The boys graduated from Lincoln in 1870 with the highest honors, Frank as class valedictorian. Both returned for the master’s degree. Archibald then went on to Harvard Law School and Frank to the law department of Howard University in Washington. The Welds not only helped Archibald with tuition money but also with contacts that eventually led to his establishment in a Boston law firm. Sarah made a special effort on Frank’s behalf: in her late seventies she undertook a verse translation of a French work on Joan of Arc to earn a part of his tuition money.
Sarah died at the age of eighty-one in 1873, the year Frank entered Howard; Angelina lived another six years and saw Frank change his field from the law to the ministry, enter and graduate from Princeton Theological Seminary, and go to his first church, the Fifteenth Street Presbyterian in Washington. She did not live to appreciate the tribute of Archibald’s naming his first and only child Angelina Weld Grirnke, in loving memory of her.
In the ministry, Frank found a vocation that fulfilled him completely. He married Charlotte Forten, a remarkable woman who had served as the only Negro teacher in the first freedmen’s schools established by the Union Army on the Carolina coast. The couple had only one child, a daughter, who died young. Frank was associated with his brother in the cause of Negro advancement, but the thrust of his life was in his ministry. Four volumes of his sermons have been collected and published by Carter Woodson, whose editorial comment on the Reverend Mr. Grimké’s career would have delighted both the aunts: “All who knew him were not his followers. He alienated the genuflecting, compromising, and hypocritical leaders of both races… A man of high ideals, who lived above reproach and bore an honorable name even among those who did not agree with him. … Persons who knew him well often referred to him as the Black Puritan…”
Archibald did not find a single vocation, financial security, or much sustained personal happiness. He was intelligent, diligent, and extremely personable, but it took more than that to make a living in the law in Boston in the 1880s and '90s—if one was also a Negro. Archibald undertook a number of other tasks; some paid, others did not. He edited a Negro weekly called The Hub, and wrote occasional articles for the large Boston dailies.
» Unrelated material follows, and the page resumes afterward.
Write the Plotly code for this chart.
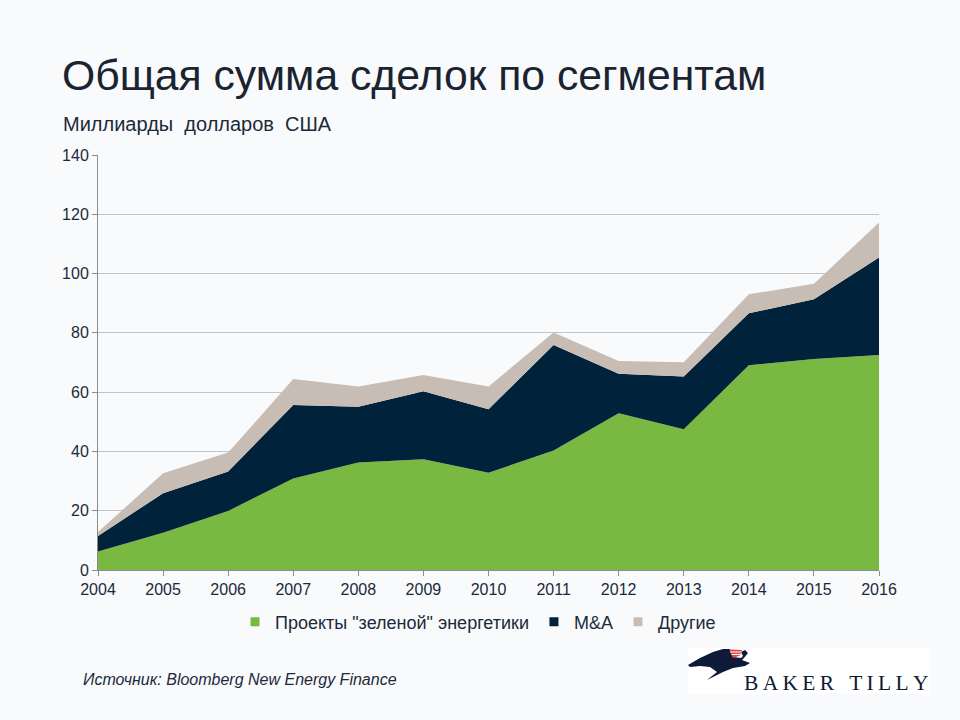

The high point of his career was his tour of duty as United States Consul to Santo Domingo (1894-98).
He served from 1903 to 1916 as president of the American Negro Academy and joined William E. B. Dubois in the Niagara Movement and in the National Association for the Advancement of Colored People, which grew out of it.
His marriage (to a white woman) was a failure and left deep emotional scars on him and on his daughter, who was at first taken from him by her mother, then—at the age of seven—returned to him to raise. His financial situation was always so strained as to amount to genteel poverty, and until in his last years he became a member of his brother’s household, he never really had a home. But his long effort was recognized —in 1919, in his seventieth year—by the award of the N.A.A.C.P.’s highest honor, the Spingarn Medal, for distinguished achievement and service to his race.
Angelina’s charge was not laid on her two Negro nephews to no effect. They did indeed do honor to the Grimké name.